Truth [Not Greater Than] Grace
Truth [Not Greater Than] Grace
Recently, I was sitting in a gigantic ballroom listening to a (very good) preacher share his personal testimony of being rescued by God’s Spirit from a life of debauchery and rebellion. It was pretty powerful stuff. Even so, among the 1,800 of us who crowded around tables surveying this man’s movements and gestures on two cinema-style screens, there was an eerie quiet. Frankly, I couldn’t tell if people had mentally checked out or if they were that riveted.
As the saying goes, you could’ve heard a pin drop. Until, that is, the preacher changed directions with his message. Moving away from his personal story, he implored us to learn to dwell in the tension between grace and truth. “We must not be people who are all grace or all truth,” he argued, “but those who live in the middle.” When he said this, the room became electric. People started cheering and applauding. Some even gave him a standing ovation.
It was at that point, however, that he lost me.
On some level, I get it: sometimes the truth hurts and we need to temper our truth-telling with the requisite level of graciousness. That makes total sense (and was probably the point the aforementioned speaker was trying to get across). But I hear all the time about the need to balance grace and truth, as if somehow they are at odds with each other. “Let’s not err too much on one side,” it’s often said. But my question is: Since when did grace become untrue? And at what point did truth become ungracious?
Grace is simply undeserved favor. A gift to those who don’t deserve it. Performance-free acceptance, we could say. Truth, though, is just as rich: it gives account of the way things really are. Not just at the surface but beneath it, where clichés meet their bitter end.
It is sometimes argued that if not balanced by truth, grace will make you lazy and apathetic. But the apostle Paul says it’s grace that teaches us to renounce ungodliness and worldly passions (Titus 2:12). Others contend that, if not balanced by grace, truth will lead to legalistic rule-keeping. But Jesus says the opposite: he says “the truth will set you free” (John 8).
What was the context for the latter statement?
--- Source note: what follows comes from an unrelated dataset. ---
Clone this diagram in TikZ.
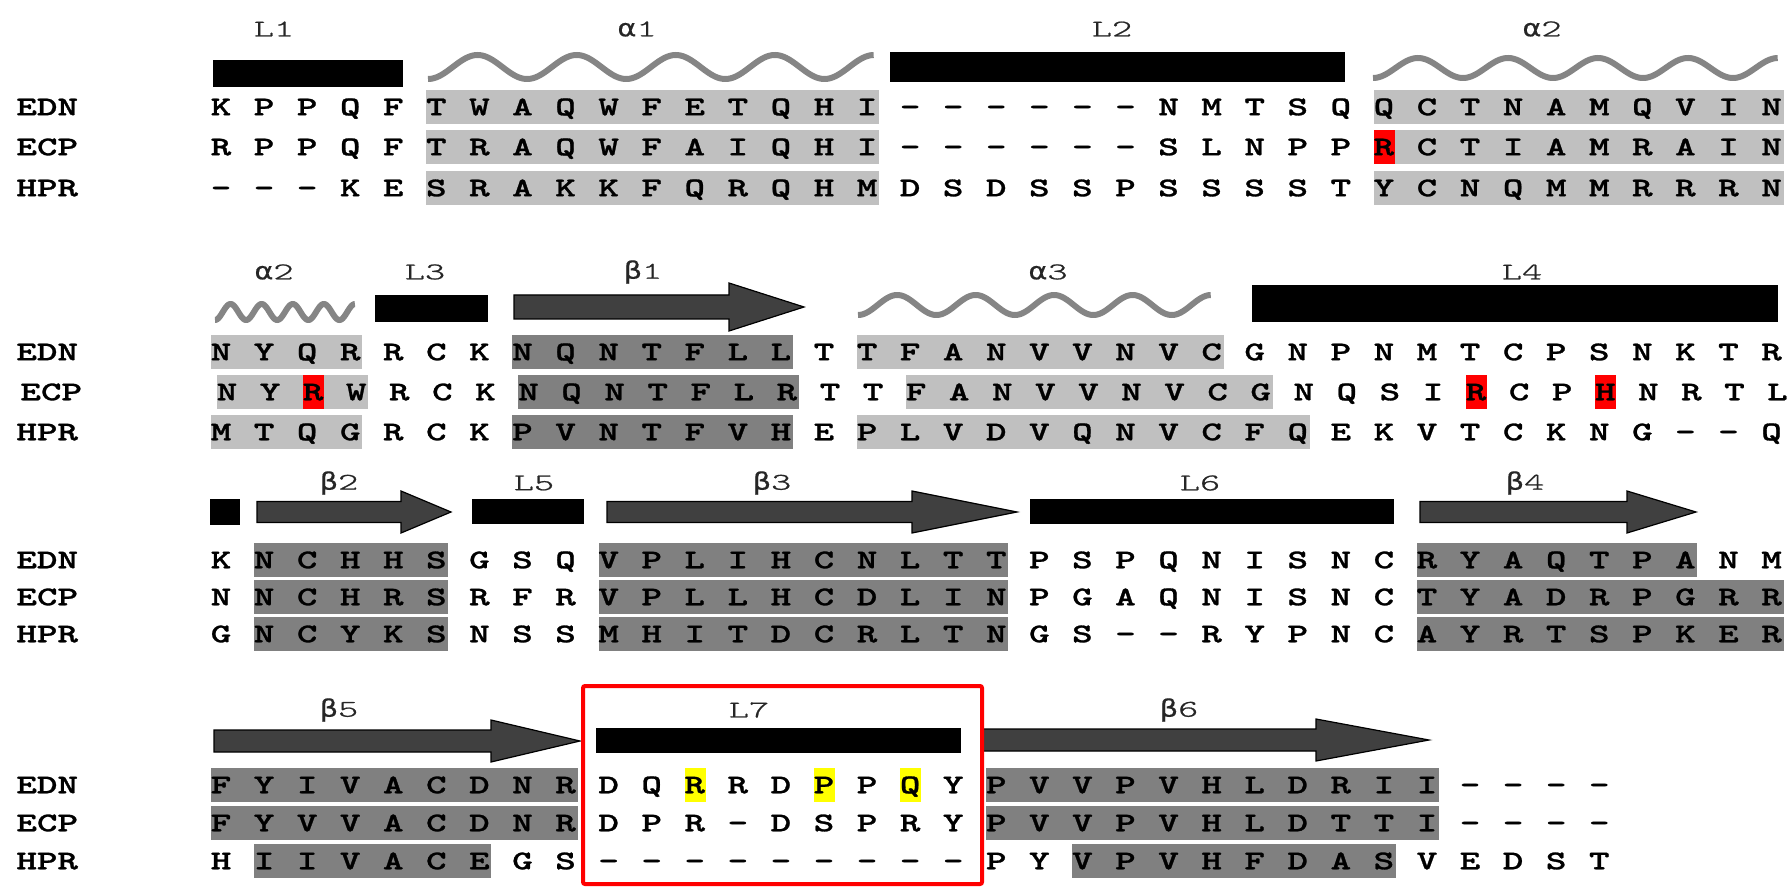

In John 8, Jesus is rebuffed by the Jewish religious leaders who don’t believe they need anything from him. They’ve never been enslaved to anyone, they argue. Which is a pretty ridiculous notion. At this point in redemptive history, the Jewish people had been tyrannized by just about every powerhouse nation in the world: the Egyptians, the Assyrians, the Babylonians, the Greeks. And even at the time of John’s writing, they were under the oppression of Rome.
How could they make such an argument? Well, what they were boasting of was their perceived spiritual status. They believed that they were spiritually free and consequently had no need for a savior, especially a carpenter from Nazareth. After all, they were descendants of Abraham, the great father of the faith. They were so puffed up with ethnic, familial, and religious pride that they failed to understand the truth, the one thing Jesus says offers liberty.
That truth is that they were enslaved, under the curse of sin. But that’s what Jesus came to deliver them from. Like we, they were broken, sinful, and helpless people in need of a Savior, a Savior who forgives us despite our varied faults and independent of our ethnic heritage and very best moral efforts. This truth is we are all saved by faith alone in Christ alone and through no merit of our own … and this is also the greatest news of grace.
My friends, don’t ever worry about being too gracious. That’s impossible. And don’t ever fear that when you tell someone the truth you’ve somehow dealt gracelessly with them (unless, of course, you were callous or unloving with your tone). Grace never affirms the practice of sin, nor does truth present hopeless condemnation. Grace and truth work together in beautiful symmetry. In fact, the two are inseparably joined together in the person of Jesus Christ. He was all grace and all truth. All the time.
“For from his fullness,” says John the Evangelist, “we have all received, grace upon grace. For the law was given through Moses; grace and truth came through Jesus Christ.”
Make no mistake: truth and grace are not at odds with each other. When we assure a fellow believer of God’s one-way love for them in Christ we are simply telling them the truth. Likewise, when we offer a gentle word of correction to an erring spiritual sibling, we are showing him or her tremendous grace. We are loving them enough to remind them of what they don’t deserve but receive by faith: God’s immediate and sin-canceling forgiveness in Jesus Christ. How gracious and how true!